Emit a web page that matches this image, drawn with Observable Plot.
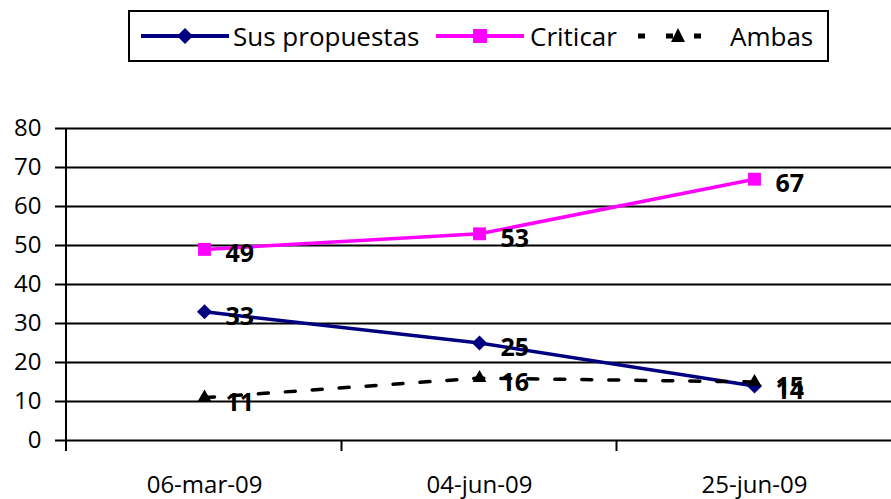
<!DOCTYPE html>
<html><head><meta charset="utf-8">
<script src="https://cdn.jsdelivr.net/npm/d3@7"></script>
<script src="https://cdn.jsdelivr.net/npm/@observablehq/plot@0.6"></script>
<style>
body{margin:0;background:#fff;font-family:"Open Sans",sans-serif;color:#000;}
#wrap{width:891px;}
#legend{position:relative;height:70px;}
#legend .box{position:absolute;left:128px;top:10px;width:697px;height:48px;border:2px solid #000;}
#legend .item{position:absolute;top:10px;height:52px;display:flex;align-items:center;}
#legend .lbl{font-size:26px;line-height:1;white-space:nowrap;}
#chart svg{display:block;}
</style></head>
<body><div id="wrap"><div id="legend"><div class="box"></div></div><div id="chart"></div></div>
<script>
const dates = ["06-mar-09", "04-jun-09", "25-jun-09"];
const susPropuestas = [33, 25, 14];
const criticar = [49, 53, 67];
const ambas = [11, 16, 15];
const yTicks = [0, 10, 20, 30, 40, 50, 60, 70, 80];
const seriesNames = ["Sus propuestas", "Criticar", "Ambas"];
const seriesColors = ["#000080", "#ff00ff", "#000000"];
const seriesSymbols = ["diamond2", "square2", "triangle2"];
const seriesR = [6.8, 8.2, 6.6];
const seriesDash = [null, null, "10,17"];
const seriesValues = [susPropuestas, criticar, ambas];

const series = seriesNames.map((name, k) => ({
  name, color: seriesColors[k], symbol: seriesSymbols[k], r: seriesR[k], dash: seriesDash[k],
  data: dates.map((d, i) => ({series: name, date: d, value: seriesValues[k][i]}))
}));

// Legend (HTML, above the SVG)
const legend = document.getElementById("legend");
const legendLayout = [
  {sample: 141, sw: 88, text: 233},
  {sample: 436, sw: 88, text: 530},
  {sample: 636, sw: 84, text: 730}
];
series.forEach((s, k) => {
  const L = legendLayout[k];
  const it = document.createElement("div");
  it.className = "item"; it.style.left = L.sample + "px";
  const sw = L.sw, cx = sw / 2;
  let marker;
  if (s.symbol === "diamond2") marker = `<path d="M${cx},${26-8}L${cx+8},26L${cx},${26+8}L${cx-8},26Z" fill="${s.color}"/>`;
  else if (s.symbol === "square2") marker = `<rect x="${cx-7}" y="19" width="14" height="14" fill="${s.color}"/>`;
  else marker = `<path d="M${cx},18L${cx+7},32L${cx-7},32Z" fill="${s.color}"/>`;
  const line = s.dash
    ? `<line x1="2" x2="${sw}" y1="26" y2="26" stroke="${s.color}" stroke-width="5" stroke-dasharray="7,21"/>`
    : `<line x1="0" x2="${sw}" y1="26" y2="26" stroke="${s.color}" stroke-width="4"/>`;
  it.innerHTML = `<svg width="${sw}" height="52">${line}${marker}</svg>`;
  legend.appendChild(it);
  const t = document.createElement("div");
  t.className = "item"; t.style.left = L.text + "px";
  t.innerHTML = `<span class="lbl">${s.name}</span>`;
  legend.appendChild(t);
});

const width = 891, height = 429, marginLeft = 66, marginRight = 0, marginTop = 58, marginBottom = 59;

const boundaries = (index, scales, values, dims) => {
  const g = d3.create("svg:g").attr("stroke", "#000").attr("stroke-width", 2);
  const step = (dims.width - dims.marginLeft - dims.marginRight) / dates.length;
  const y0 = scales.y(0), yTop = scales.y(yTicks[yTicks.length - 1]);
  g.append("line").attr("x1", dims.marginLeft).attr("x2", dims.marginLeft).attr("y1", yTop).attr("y2", y0 + 11);
  dates.forEach((d, i) => {
    if (i === 0) return;
    const x = scales.x(d) - step / 2;
    g.append("line").attr("x1", x).attr("x2", x).attr("y1", y0).attr("y2", y0 + 11);
  });
  return g.node();
};

const marks = [
  Plot.gridY(yTicks, {stroke: "#000", strokeOpacity: 1, strokeWidth: 2}),
  Plot.axisY(yTicks, {tickSize: 11, tickPadding: 14, fontSize: 24, label: null, strokeWidth: 2}),
  Plot.axisX({tickSize: 0, tickPadding: 35, fontSize: 24, label: null, style: "letter-spacing:1px"}),
  boundaries
];
series.forEach(s => {
  marks.push(Plot.line(s.data, {x: "date", y: "value", stroke: s.color, strokeWidth: 3.5, strokeDasharray: s.dash || undefined}));
});
series.forEach(s => {
  marks.push(Plot.dot(s.data, {x: "date", y: "value", symbol: () => s.symbol, fill: s.color, r: s.r, stroke: "none"}));
});
series.forEach(s => {
  marks.push(Plot.text(s.data, {x: "date", y: "value", text: d => String(d.value), dx: 21, dy: 5, textAnchor: "start", fontSize: 25, fontWeight: "bold", fill: "#000"}));
});

const chart = Plot.plot({
  width, height, marginLeft, marginRight, marginTop, marginBottom,
  style: {fontFamily: "'Open Sans', sans-serif", color: "#000", background: "#fff", overflow: "visible"},
  x: {type: "point", domain: dates, padding: 0.5},
  y: {domain: [0, 80]},
  marks
});
document.getElementById("chart").appendChild(chart);
</script></body></html>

┄┄┄┄┄┄┄┄┄┄

Exclude the images, then output the data above word for word.

# RESULT OF THE TASK
Emit a web page that matches this image, drawn with Observable Plot.
<!DOCTYPE html>
<html><head><meta charset="utf-8">
<script src="https://cdn.jsdelivr.net/npm/d3@7"></script>
<script src="https://cdn.jsdelivr.net/npm/@observablehq/plot@0.6"></script>
<style>
body{margin:0;background:#fff;font-family:"Open Sans",sans-serif;color:#000;}
#wrap{width:891px;}
#legend{position:relative;height:70px;}
#legend .box{position:absolute;left:128px;top:10px;width:697px;height:48px;border:2px solid #000;}
#legend .item{position:absolute;top:10px;height:52px;display:flex;align-items:center;}
#legend .lbl{font-size:26px;line-height:1;white-space:nowrap;}
#chart svg{display:block;}
</style></head>
<body><div id="wrap"><div id="legend"><div class="box"></div></div><div id="chart"></div></div>
<script>
const dates = ["06-mar-09", "04-jun-09", "25-jun-09"];
const susPropuestas = [33, 25, 14];
const criticar = [49, 53, 67];
const ambas = [11, 16, 15];
const yTicks = [0, 10, 20, 30, 40, 50, 60, 70, 80];
const seriesNames = ["Sus propuestas", "Criticar", "Ambas"];
const seriesColors = ["#000080", "#ff00ff", "#000000"];
const seriesSymbols = ["diamond2", "square2", "triangle2"];
const seriesR = [6.8, 8.2, 6.6];
const seriesDash = [null, null, "10,17"];
const seriesValues = [susPropuestas, criticar, ambas];

const series = seriesNames.map((name, k) => ({
  name, color: seriesColors[k], symbol: seriesSymbols[k], r: seriesR[k], dash: seriesDash[k],
  data: dates.map((d, i) => ({series: name, date: d, value: seriesValues[k][i]}))
}));

// Legend (HTML, above the SVG)
const legend = document.getElementById("legend");
const legendLayout = [
  {sample: 141, sw: 88, text: 233},
  {sample: 436, sw: 88, text: 530},
  {sample: 636, sw: 84, text: 730}
];
series.forEach((s, k) => {
  const L = legendLayout[k];
  const it = document.createElement("div");
  it.className = "item"; it.style.left = L.sample + "px";
  const sw = L.sw, cx = sw / 2;
  let marker;
  if (s.symbol === "diamond2") marker = `<path d="M${cx},${26-8}L${cx+8},26L${cx},${26+8}L${cx-8},26Z" fill="${s.color}"/>`;
  else if (s.symbol === "square2") marker = `<rect x="${cx-7}" y="19" width="14" height="14" fill="${s.color}"/>`;
  else marker = `<path d="M${cx},18L${cx+7},32L${cx-7},32Z" fill="${s.color}"/>`;
  const line = s.dash
    ? `<line x1="2" x2="${sw}" y1="26" y2="26" stroke="${s.color}" stroke-width="5" stroke-dasharray="7,21"/>`
    : `<line x1="0" x2="${sw}" y1="26" y2="26" stroke="${s.color}" stroke-width="4"/>`;
  it.innerHTML = `<svg width="${sw}" height="52">${line}${marker}</svg>`;
  legend.appendChild(it);
  const t = document.createElement("div");
  t.className = "item"; t.style.left = L.text + "px";
  t.innerHTML = `<span class="lbl">${s.name}</span>`;
  legend.appendChild(t);
});

const width = 891, height = 429, marginLeft = 66, marginRight = 0, marginTop = 58, marginBottom = 59;

const boundaries = (index, scales, values, dims) => {
  const g = d3.create("svg:g").attr("stroke", "#000").attr("stroke-width", 2);
  const step = (dims.width - dims.marginLeft - dims.marginRight) / dates.length;
  const y0 = scales.y(0), yTop = scales.y(yTicks[yTicks.length - 1]);
  g.append("line").attr("x1", dims.marginLeft).attr("x2", dims.marginLeft).attr("y1", yTop).attr("y2", y0 + 11);
  dates.forEach((d, i) => {
    if (i === 0) return;
    const x = scales.x(d) - step / 2;
    g.append("line").attr("x1", x).attr("x2", x).attr("y1", y0).attr("y2", y0 + 11);
  });
  return g.node();
};

const marks = [
  Plot.gridY(yTicks, {stroke: "#000", strokeOpacity: 1, strokeWidth: 2}),
  Plot.axisY(yTicks, {tickSize: 11, tickPadding: 14, fontSize: 24, label: null, strokeWidth: 2}),
  Plot.axisX({tickSize: 0, tickPadding: 35, fontSize: 24, label: null, style: "letter-spacing:1px"}),
  boundaries
];
series.forEach(s => {
  marks.push(Plot.line(s.data, {x: "date", y: "value", stroke: s.color, strokeWidth: 3.5, strokeDasharray: s.dash || undefined}));
});
series.forEach(s => {
  marks.push(Plot.dot(s.data, {x: "date", y: "value", symbol: () => s.symbol, fill: s.color, r: s.r, stroke: "none"}));
});
series.forEach(s => {
  marks.push(Plot.text(s.data, {x: "date", y: "value", text: d => String(d.value), dx: 21, dy: 5, textAnchor: "start", fontSize: 25, fontWeight: "bold", fill: "#000"}));
});

const chart = Plot.plot({
  width, height, marginLeft, marginRight, marginTop, marginBottom,
  style: {fontFamily: "'Open Sans', sans-serif", color: "#000", background: "#fff", overflow: "visible"},
  x: {type: "point", domain: dates, padding: 0.5},
  y: {domain: [0, 80]},
  marks
});
document.getElementById("chart").appendChild(chart);
</script></body></html>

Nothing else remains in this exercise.